Problem statement
Write the data out again exactly, with no pictures.
----------
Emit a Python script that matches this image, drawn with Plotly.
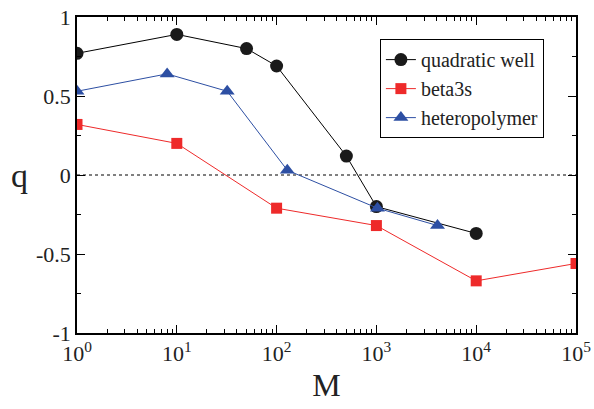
import plotly.graph_objects as go

qw_M = [1, 10, 50, 100, 500, 1000, 10000]
qw_q = [0.77, 0.89, 0.80, 0.69, 0.12, -0.20, -0.37]

b3_M = [1, 10, 100, 1000, 10000, 100000]
b3_q = [0.32, 0.20, -0.21, -0.32, -0.67, -0.56]

hp_M = [1, 8, 32, 128, 1024, 4096]
hp_q = [0.53, 0.64, 0.53, 0.03, -0.21, -0.32]

x_tickvals = [1, 10, 100, 1000, 10000, 100000]
x_ticktext = ["10<sup>0</sup>", "10<sup>1</sup>", "10<sup>2</sup>", "10<sup>3</sup>",
              "10<sup>4</sup>", "10<sup>5</sup>"]
y_tickvals = [-1, -0.5, 0, 0.5, 1]
y_ticktext = ["-1", "-0.5", "0", "0.5", "1"]

font = "Liberation Serif"
fig = go.Figure()
fig.add_trace(go.Scatter(x=qw_M, y=qw_q, mode="lines+markers", name="quadratic well",
                         line=dict(color="black", width=1),
                         marker=dict(symbol="circle", size=13, color="#1a1a1a")))
fig.add_trace(go.Scatter(x=b3_M, y=b3_q, mode="lines+markers", name="beta3s",
                         line=dict(color="#ee2a2a", width=1),
                         marker=dict(symbol="square", size=11, color="#ee2a2a")))
fig.add_trace(go.Scatter(x=hp_M, y=hp_q, mode="lines+markers", name="heteropolymer",
                         line=dict(color="#2d4fa3", width=1),
                         marker=dict(symbol="triangle-up", size=13, color="#2d4fa3")))

fig.add_shape(type="line", xref="paper", yref="y", x0=0, x1=1, y0=0, y1=0,
              line=dict(color="black", width=1, dash="dot"), layer="below")

fig.add_annotation(text="q", xref="paper", yref="paper", x=-0.115, y=0.5,
                   xanchor="center", yanchor="middle", showarrow=False,
                   font=dict(family=font, size=34, color="#222"))

fig.update_layout(
    width=594, height=409,
    margin=dict(l=77, r=18, t=17, b=76, autoexpand=False),
    paper_bgcolor="white", plot_bgcolor="white",
    font=dict(family=font, size=20, color="#222"),
    showlegend=True,
    legend=dict(x=0.607, y=0.93, xanchor="left", yanchor="top",
                bordercolor="black", borderwidth=1, bgcolor="white",
                font=dict(family=font, size=20, color="#222"), tracegroupgap=0,
                itemwidth=30),
    xaxis=dict(type="log", range=[0, 5], tickvals=x_tickvals, ticktext=x_ticktext,
               automargin=False,
               showgrid=False, zeroline=False, showline=True, linecolor="black",
               linewidth=1.5, mirror="ticks", ticks="inside", ticklen=8,
               tickcolor="black",
               minor=dict(ticks="inside", ticklen=4, dtick="D1", tickcolor="black", showgrid=False),
               title=dict(text="M", font=dict(family=font, size=32), standoff=8),
               tickfont=dict(family=font, size=22)),
    yaxis=dict(range=[-1, 1], tickvals=y_tickvals, ticktext=y_ticktext,
               automargin=False,
               showgrid=False, zeroline=False, showline=True, linecolor="black",
               linewidth=1.5, mirror="ticks", ticks="inside", ticklen=8,
               tickcolor="black",
               minor=dict(ticks="inside", ticklen=4, dtick=0.25, tickcolor="black", showgrid=False),
               tickfont=dict(family=font, size=22)),
)

fig.write_html("out.html")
----------
Solution below
Emit a Python script that matches this image, drawn with Plotly.
import plotly.graph_objects as go

qw_M = [1, 10, 50, 100, 500, 1000, 10000]
qw_q = [0.77, 0.89, 0.80, 0.69, 0.12, -0.20, -0.37]

b3_M = [1, 10, 100, 1000, 10000, 100000]
b3_q = [0.32, 0.20, -0.21, -0.32, -0.67, -0.56]

hp_M = [1, 8, 32, 128, 1024, 4096]
hp_q = [0.53, 0.64, 0.53, 0.03, -0.21, -0.32]

x_tickvals = [1, 10, 100, 1000, 10000, 100000]
x_ticktext = ["10<sup>0</sup>", "10<sup>1</sup>", "10<sup>2</sup>", "10<sup>3</sup>",
              "10<sup>4</sup>", "10<sup>5</sup>"]
y_tickvals = [-1, -0.5, 0, 0.5, 1]
y_ticktext = ["-1", "-0.5", "0", "0.5", "1"]

font = "Liberation Serif"
fig = go.Figure()
fig.add_trace(go.Scatter(x=qw_M, y=qw_q, mode="lines+markers", name="quadratic well",
                         line=dict(color="black", width=1),
                         marker=dict(symbol="circle", size=13, color="#1a1a1a")))
fig.add_trace(go.Scatter(x=b3_M, y=b3_q, mode="lines+markers", name="beta3s",
                         line=dict(color="#ee2a2a", width=1),
                         marker=dict(symbol="square", size=11, color="#ee2a2a")))
fig.add_trace(go.Scatter(x=hp_M, y=hp_q, mode="lines+markers", name="heteropolymer",
                         line=dict(color="#2d4fa3", width=1),
                         marker=dict(symbol="triangle-up", size=13, color="#2d4fa3")))

fig.add_shape(type="line", xref="paper", yref="y", x0=0, x1=1, y0=0, y1=0,
              line=dict(color="black", width=1, dash="dot"), layer="below")

fig.add_annotation(text="q", xref="paper", yref="paper", x=-0.115, y=0.5,
                   xanchor="center", yanchor="middle", showarrow=False,
                   font=dict(family=font, size=34, color="#222"))

fig.update_layout(
    width=594, height=409,
    margin=dict(l=77, r=18, t=17, b=76, autoexpand=False),
    paper_bgcolor="white", plot_bgcolor="white",
    font=dict(family=font, size=20, color="#222"),
    showlegend=True,
    legend=dict(x=0.607, y=0.93, xanchor="left", yanchor="top",
                bordercolor="black", borderwidth=1, bgcolor="white",
                font=dict(family=font, size=20, color="#222"), tracegroupgap=0,
                itemwidth=30),
    xaxis=dict(type="log", range=[0, 5], tickvals=x_tickvals, ticktext=x_ticktext,
               automargin=False,
               showgrid=False, zeroline=False, showline=True, linecolor="black",
               linewidth=1.5, mirror="ticks", ticks="inside", ticklen=8,
               tickcolor="black",
               minor=dict(ticks="inside", ticklen=4, dtick="D1", tickcolor="black", showgrid=False),
               title=dict(text="M", font=dict(family=font, size=32), standoff=8),
               tickfont=dict(family=font, size=22)),
    yaxis=dict(range=[-1, 1], tickvals=y_tickvals, ticktext=y_ticktext,
               automargin=False,
               showgrid=False, zeroline=False, showline=True, linecolor="black",
               linewidth=1.5, mirror="ticks", ticks="inside", ticklen=8,
               tickcolor="black",
               minor=dict(ticks="inside", ticklen=4, dtick=0.25, tickcolor="black", showgrid=False),
               tickfont=dict(family=font, size=22)),
)

fig.write_html("out.html")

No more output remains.